My objection to this bill (CA SB-1047) is not that it would be fatal or even significant to the companies producing LLMs, it is that it is silly. How many LLMs does it take to change a light-bulb? Yeah, that's right, LLMs cannot change lightbulbs. They can't do anything but model language. They don't provide any original information that could not be found elsewhere. They are fluent, but not competent.

The bill includes liability for "enabling" catastrophic events. The latest markup revises that to "materially enable," but that is still too vague. Computers enabled the Manhattan project. Was that material? Could it have been foreseen by their developers?

The silliest provision is the requirement to install a kill switch in any model before training, "the capability to promptly enact a full shutdown" of the model.

The risks that it seeks to mitigate might be real for some model, some day, but not today. The current state of the art models do not present the anticipated risks, but the criteria for what constitutes a "covered model" are all stated relative to current models (e.g., the number of FLOPS or the cost of training). They would not necessarily apply to future models, for example, quantum computing models, or they may apply to too many models, which do not present risks. Future models may be trainable for less than $100 million, for example, and they would be excluded from this regulation. That makes no sense: Apply today's criteria to models that do not exist and may not be relevant to models that do present risks.

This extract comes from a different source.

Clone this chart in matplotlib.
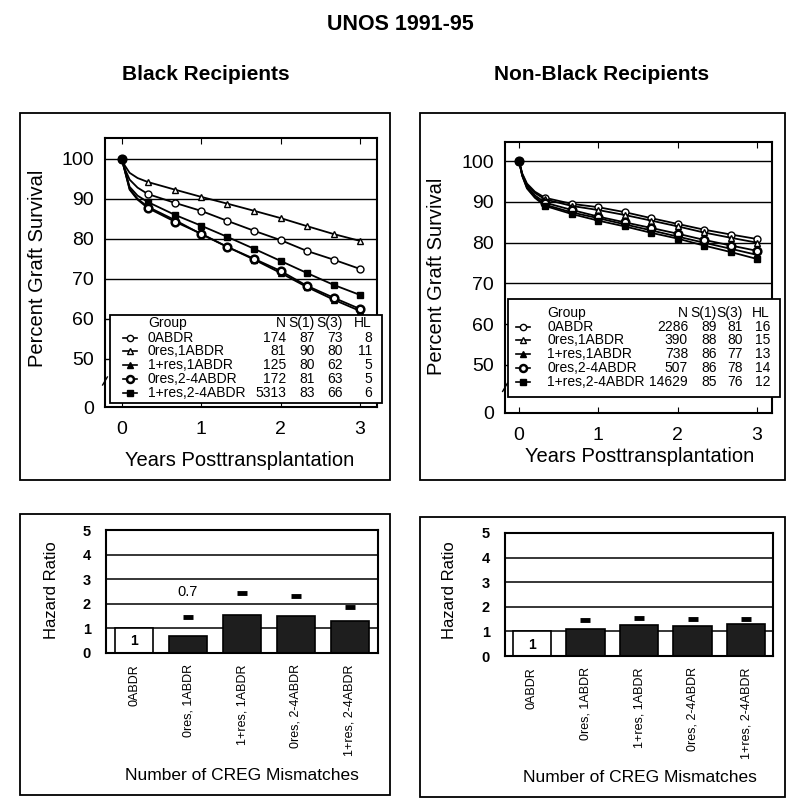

What this bill does is to respond to and provide government certification to the hype surrounding GenAI models. It supports and provides government certification that these models are more powerful than they are. Despite industry protestations, this bill is a gift to the industry. If today's models are not genuinely (and generally intelligent), they will be within a few years (or so the bill presumes) and so this specific kind of regulation is needed now. The state is contributing to the marketing based on science fiction. That is silly.

Finally, the bill creates a business model for "third party" organization to certify that the models are safe. For the foreseeable future, that party will be able to collect large fees without actually having to do any valuable work.

Today's models do not present the dangers that are anticipated by this bill and it is dubious whether any future model ever will. The California legislature is being conned and that is why I object to this bill. Stop the hype.